La première fois que j'ai vu
« L'auberge espagnole », j'ai détesté ce film.
Du coup, je ne suis pas allé voir
« Les poupées russes ».
L'année suivante, on m'a divorcé, et
l'année d'après, mes enfants sont partis sur Paris tandis que je
vivais toujours au bout de notre vieux monde : à la pointe du
Finistère.
Ce soir, première fois que je regarde
« Casse-tête chinois », je trouve ce film Kunderiste,
conférant à cette fameuse « insoutenable légèreté de
l'être ».
Je me dis alors qu'Apollinaire avait
raison, que sous le pont Mirabeau, la Seine (ou l'Oubangui) charrie
des kilomètres-cube de souvenirs à varier, de rancœurs à débattre
et d'affaires à classer.
Je ne puis par conséquent faire qu'une
anticritique de ce film, tant il colle aux basques de mes souliers
troués, et corse ma vision spécifiquement bretonne de ce qui est
bien plus universel qu'on le croit en le subissant. Mais là, je
parle comme un normand...
La première fois que j'ai vu
« L'auberge espagnole », j'ai détesté ce film,
probablement à cause des images qu'il me projetait, de mon malaise
en regard de ce que j'étais à l'époque, de l'intuition mienne des
histoires à suivre et du vent du boulet que je percevais, bref, j'ai
détesté ce film comme il est possible de haïr son image en un
miroir, de conférer à cet avatar la somme des torts que l'on se
fait inconsciemment peser sur le râble.
Puis le temps passa. J'ai pas mal
voyagé, œuvré, calculé, afin de voir mes enfants, de leur offrir
ce qui pouvait compenser comme se peut mon irréversible absence. Je
pense même être parvenu à me réinventer, afin d'être un père
acceptable malgré mes incommensurables tares.
Et donc, j'ai aimé « Casse-tête
chinois » pour la même raison. Je n'ai pas été en mesure de
regarder ce dernier film de Klapisch de façon objective : il
renvoie trop à ma propre image, un peu comme à la fête foraine,
déformant par endroits, pas par d'autres, ou alors différemment. Et
c'est avec la même posture débonnaire que j'ai fait bon cœur
contre mauvaise fortune, tenté de résoudre les emmêlements du
casse-tête que nous édifions inconsciemment.

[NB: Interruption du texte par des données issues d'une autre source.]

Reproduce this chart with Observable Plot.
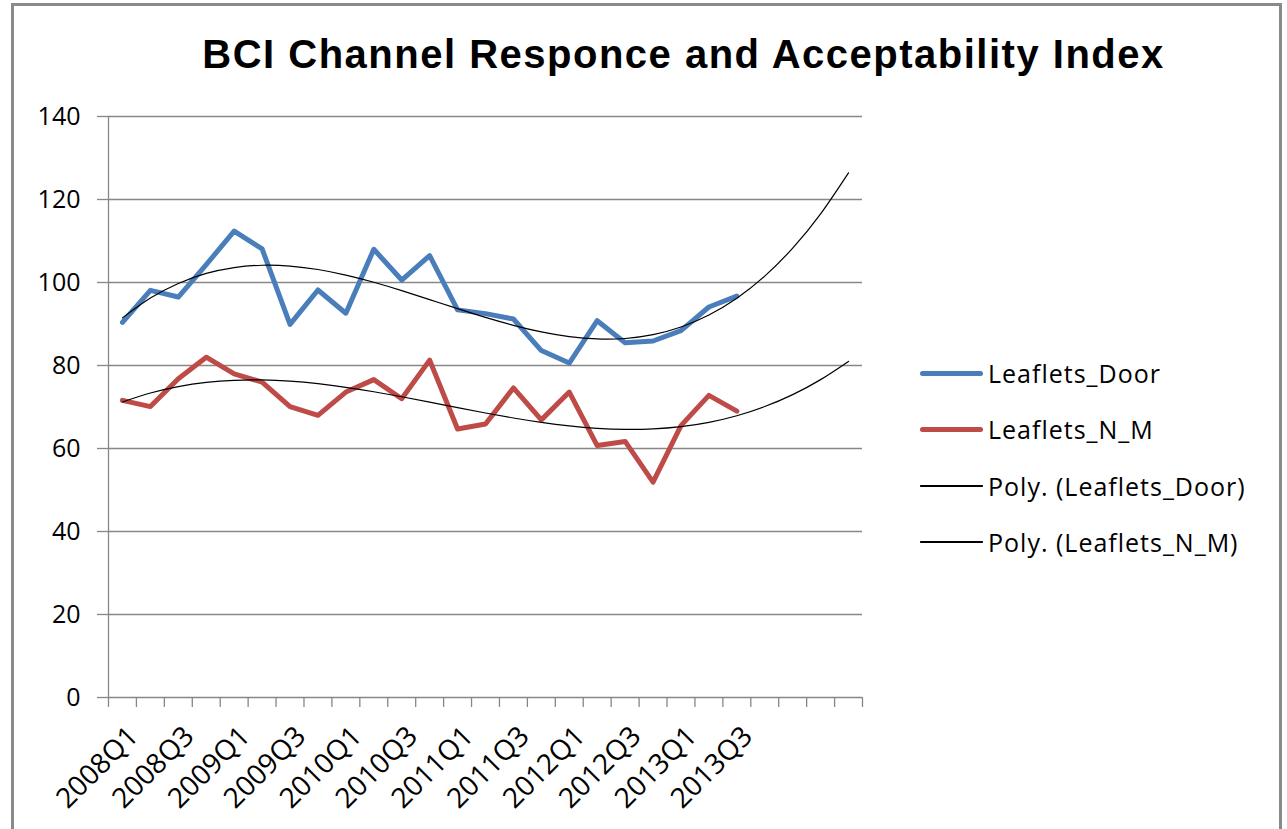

Parfois, j'apprends à mon fils comment
démêler son fil de pêche ; il me semble être alors dans le
cadre d'une transmission bien plus importante que d'autres auxquelles
nous pensons plus couramment.
Xavier, lui – le héros de Klapisch –
est contraint de partir s'installer à New York. Chaque lieu définit
ses règles, chaque endroit est comme un jeu de l'oie dont il faut
retenir le numéro des cases, sinon on file en prison, sinon on doit
se munir d'avocats, sinon on est étranger, y compris chez soi.
Ce dernier film est adorable en raison
de son approche indulgente et optimiste : tout ce qui est triste
et lamentable peut devenir source de sagesse et d'apprentissage ;
les philosophes allemands des lumières viennent nous visiter avec un
humour opportun : Hegel nous déclare notamment : « un
néant n'est que le néant de ce dont il découle... »
Pendant ce temps-là, moi je me
reconnais dans le retour des amantes du passé, avec lesquelles on
recouche comme si les couches et recouches des ans n'avaient rien
changé des emplâtrés que nous sommes tous. La vie est
nécessairement compliquée puisque nous nous la compliquons.
La dernière fois que j'ai vu
« L'auberge espagnole », j'ai adoré ce film. Ensuite
j'ai regardé « Les poupées russes » que j'ai préféré
encore ! C'était la semaine passée, avant d'en constater
l'ultime opus. J'ai l'impression qu'un dieu taquin l'a posé entre
les mains de Klapisch pour moi tout seul, qu'il marque un épilogue à
ma géhenne, un peu comme le peuple juif à la recherche de la terre
promise qui n'est certes pas le « Grand Amour ».
Alors, évidemment, j'ai adoré
« Casse-tête chinois » pour les mêmes raisons que je ne
vous propose pas de partager. Seule la fin trop facile m'indispose,
mais après tout, je ne suis peut-être qu'un sale esprit négatif.
Je ressens une certaine fierté à me
retrouver dans l'image que propose l'auteur ; Xavier lui-même
déclare : « j'écris mon histoire mais c'est la vôtre ! »
Ma seule citation : « L'art
d'écrire est celui de se raconter en évitant de parler de soi. »
Les pères qui aiment seront
récompensés à la fin. J'ai foi dans nos destins.
Quant aux paroles de nos mères
perdues, dans lesquelles nous puisons notre part de féminité,
j'aime la violence avec laquelle Lenny Kravitz savait les rappeler.